MATERIAL PROVIDED =
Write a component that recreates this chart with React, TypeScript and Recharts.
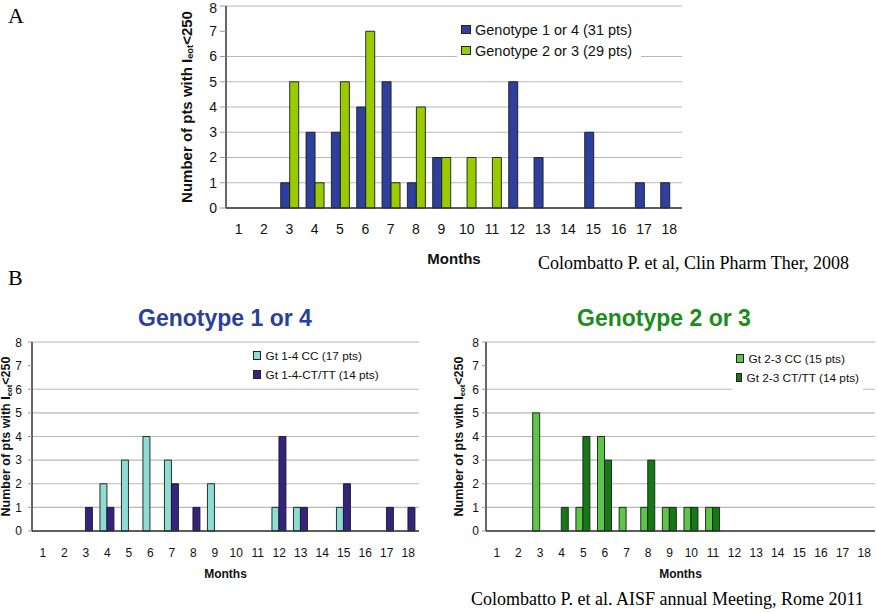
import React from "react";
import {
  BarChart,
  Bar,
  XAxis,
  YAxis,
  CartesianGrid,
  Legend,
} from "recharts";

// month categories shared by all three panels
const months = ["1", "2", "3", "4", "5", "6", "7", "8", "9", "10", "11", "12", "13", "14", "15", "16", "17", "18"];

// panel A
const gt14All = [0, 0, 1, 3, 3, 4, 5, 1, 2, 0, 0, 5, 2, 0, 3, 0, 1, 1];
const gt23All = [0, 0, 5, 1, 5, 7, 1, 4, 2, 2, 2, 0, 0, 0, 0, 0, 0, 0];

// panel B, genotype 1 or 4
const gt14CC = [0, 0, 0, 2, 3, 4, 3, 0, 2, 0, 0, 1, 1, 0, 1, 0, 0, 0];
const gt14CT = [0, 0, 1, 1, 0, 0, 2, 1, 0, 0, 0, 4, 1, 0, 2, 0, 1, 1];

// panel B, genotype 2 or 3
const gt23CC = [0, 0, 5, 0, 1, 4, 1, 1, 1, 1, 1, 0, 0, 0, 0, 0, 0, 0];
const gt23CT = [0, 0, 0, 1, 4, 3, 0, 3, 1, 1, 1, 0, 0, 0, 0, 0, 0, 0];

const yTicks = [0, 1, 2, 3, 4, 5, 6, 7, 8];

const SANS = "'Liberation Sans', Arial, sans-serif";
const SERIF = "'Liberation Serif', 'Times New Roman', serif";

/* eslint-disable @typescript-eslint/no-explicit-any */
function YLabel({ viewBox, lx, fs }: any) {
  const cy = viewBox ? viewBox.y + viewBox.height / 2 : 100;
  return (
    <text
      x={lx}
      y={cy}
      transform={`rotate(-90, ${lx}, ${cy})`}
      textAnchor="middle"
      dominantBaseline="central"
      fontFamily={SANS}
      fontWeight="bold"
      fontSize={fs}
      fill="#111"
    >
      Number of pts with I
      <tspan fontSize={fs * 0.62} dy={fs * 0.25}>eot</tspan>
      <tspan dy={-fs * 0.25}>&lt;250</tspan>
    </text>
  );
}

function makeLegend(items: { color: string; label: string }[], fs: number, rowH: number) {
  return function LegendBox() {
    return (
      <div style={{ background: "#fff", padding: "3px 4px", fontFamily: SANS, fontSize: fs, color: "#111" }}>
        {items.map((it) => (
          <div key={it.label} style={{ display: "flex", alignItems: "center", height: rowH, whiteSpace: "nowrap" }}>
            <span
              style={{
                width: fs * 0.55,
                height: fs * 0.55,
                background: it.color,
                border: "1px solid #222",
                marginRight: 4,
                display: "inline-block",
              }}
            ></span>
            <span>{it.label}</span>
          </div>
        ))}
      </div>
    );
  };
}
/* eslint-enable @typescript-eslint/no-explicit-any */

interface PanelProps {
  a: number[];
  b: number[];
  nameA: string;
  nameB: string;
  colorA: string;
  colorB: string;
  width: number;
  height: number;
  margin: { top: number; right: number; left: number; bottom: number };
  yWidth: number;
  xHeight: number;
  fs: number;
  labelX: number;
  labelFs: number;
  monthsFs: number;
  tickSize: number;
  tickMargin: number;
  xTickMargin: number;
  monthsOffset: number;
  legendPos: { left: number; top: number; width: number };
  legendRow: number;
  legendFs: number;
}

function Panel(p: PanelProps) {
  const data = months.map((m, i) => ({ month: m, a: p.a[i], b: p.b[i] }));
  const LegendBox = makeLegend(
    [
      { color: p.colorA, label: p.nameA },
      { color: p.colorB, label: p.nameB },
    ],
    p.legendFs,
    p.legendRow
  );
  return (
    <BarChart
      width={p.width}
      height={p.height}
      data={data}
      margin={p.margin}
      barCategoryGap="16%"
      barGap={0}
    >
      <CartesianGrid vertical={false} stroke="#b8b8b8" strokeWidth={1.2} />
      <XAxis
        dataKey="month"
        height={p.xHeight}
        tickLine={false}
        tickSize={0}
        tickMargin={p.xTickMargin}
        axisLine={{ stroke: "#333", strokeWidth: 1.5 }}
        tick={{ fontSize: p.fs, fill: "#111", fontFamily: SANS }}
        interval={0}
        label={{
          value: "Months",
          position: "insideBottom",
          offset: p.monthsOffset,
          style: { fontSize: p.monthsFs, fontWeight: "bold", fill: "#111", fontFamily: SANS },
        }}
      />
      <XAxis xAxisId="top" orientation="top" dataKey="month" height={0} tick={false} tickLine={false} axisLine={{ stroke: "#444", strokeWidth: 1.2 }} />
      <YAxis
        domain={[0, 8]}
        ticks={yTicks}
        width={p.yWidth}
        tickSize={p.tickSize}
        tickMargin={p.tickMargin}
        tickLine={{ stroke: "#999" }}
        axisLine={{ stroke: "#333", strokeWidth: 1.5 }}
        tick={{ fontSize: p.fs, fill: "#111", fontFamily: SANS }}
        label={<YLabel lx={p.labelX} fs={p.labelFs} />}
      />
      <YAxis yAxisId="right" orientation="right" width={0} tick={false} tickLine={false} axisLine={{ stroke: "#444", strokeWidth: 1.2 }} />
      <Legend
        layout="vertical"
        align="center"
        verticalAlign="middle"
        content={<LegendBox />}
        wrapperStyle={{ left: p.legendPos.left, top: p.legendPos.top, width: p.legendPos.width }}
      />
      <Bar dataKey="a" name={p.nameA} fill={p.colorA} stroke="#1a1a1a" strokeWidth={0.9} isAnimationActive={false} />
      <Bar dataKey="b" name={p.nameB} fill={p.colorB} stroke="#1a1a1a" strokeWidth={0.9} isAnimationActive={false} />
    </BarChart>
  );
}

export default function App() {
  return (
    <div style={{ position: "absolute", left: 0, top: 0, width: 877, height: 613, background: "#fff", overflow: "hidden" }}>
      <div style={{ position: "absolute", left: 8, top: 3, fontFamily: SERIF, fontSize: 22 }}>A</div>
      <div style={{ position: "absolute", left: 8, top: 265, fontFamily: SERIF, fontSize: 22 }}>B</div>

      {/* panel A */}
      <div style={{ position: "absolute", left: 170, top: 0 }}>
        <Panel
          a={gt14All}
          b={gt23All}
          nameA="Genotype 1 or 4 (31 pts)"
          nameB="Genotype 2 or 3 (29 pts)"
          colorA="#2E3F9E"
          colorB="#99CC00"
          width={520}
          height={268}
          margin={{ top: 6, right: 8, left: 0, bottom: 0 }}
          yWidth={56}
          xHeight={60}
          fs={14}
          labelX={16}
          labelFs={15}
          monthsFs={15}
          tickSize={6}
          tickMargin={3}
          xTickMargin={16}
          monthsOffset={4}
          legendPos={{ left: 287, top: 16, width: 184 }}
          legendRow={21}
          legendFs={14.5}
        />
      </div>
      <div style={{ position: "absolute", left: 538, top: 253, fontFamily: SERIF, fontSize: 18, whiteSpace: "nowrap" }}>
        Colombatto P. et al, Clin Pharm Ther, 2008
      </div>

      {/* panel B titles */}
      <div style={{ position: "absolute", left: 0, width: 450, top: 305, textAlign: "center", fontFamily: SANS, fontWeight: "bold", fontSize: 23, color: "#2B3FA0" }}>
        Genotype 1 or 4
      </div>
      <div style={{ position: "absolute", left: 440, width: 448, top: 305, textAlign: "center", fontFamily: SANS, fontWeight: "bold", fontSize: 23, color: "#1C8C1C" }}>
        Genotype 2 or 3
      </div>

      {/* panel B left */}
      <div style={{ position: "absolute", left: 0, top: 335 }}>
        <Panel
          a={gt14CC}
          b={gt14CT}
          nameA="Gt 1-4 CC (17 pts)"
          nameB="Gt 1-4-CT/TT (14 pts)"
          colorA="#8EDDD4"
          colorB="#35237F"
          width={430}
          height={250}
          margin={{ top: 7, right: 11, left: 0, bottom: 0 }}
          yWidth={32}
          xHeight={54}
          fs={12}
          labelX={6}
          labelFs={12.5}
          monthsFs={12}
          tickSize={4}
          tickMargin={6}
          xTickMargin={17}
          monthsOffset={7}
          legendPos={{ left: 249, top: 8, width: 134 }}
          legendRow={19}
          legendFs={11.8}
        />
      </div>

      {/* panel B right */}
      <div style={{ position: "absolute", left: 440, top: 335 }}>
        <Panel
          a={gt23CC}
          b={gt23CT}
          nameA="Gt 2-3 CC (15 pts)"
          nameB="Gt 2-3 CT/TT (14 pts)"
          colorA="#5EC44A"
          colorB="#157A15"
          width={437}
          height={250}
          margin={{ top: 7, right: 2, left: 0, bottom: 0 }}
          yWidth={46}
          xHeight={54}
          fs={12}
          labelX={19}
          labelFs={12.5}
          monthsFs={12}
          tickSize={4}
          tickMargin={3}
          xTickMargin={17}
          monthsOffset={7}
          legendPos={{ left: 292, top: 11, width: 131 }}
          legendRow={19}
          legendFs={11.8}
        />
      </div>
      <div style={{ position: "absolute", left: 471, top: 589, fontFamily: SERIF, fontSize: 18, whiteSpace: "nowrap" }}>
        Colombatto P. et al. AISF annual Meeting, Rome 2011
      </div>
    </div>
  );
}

WHAT THIS TASK INVOLVES = Copy every line of the listing containing the string "React".

ANSWER TO THIS EXERCISE =
Write a component that recreates this chart with React, TypeScript and Recharts.
import React from "react";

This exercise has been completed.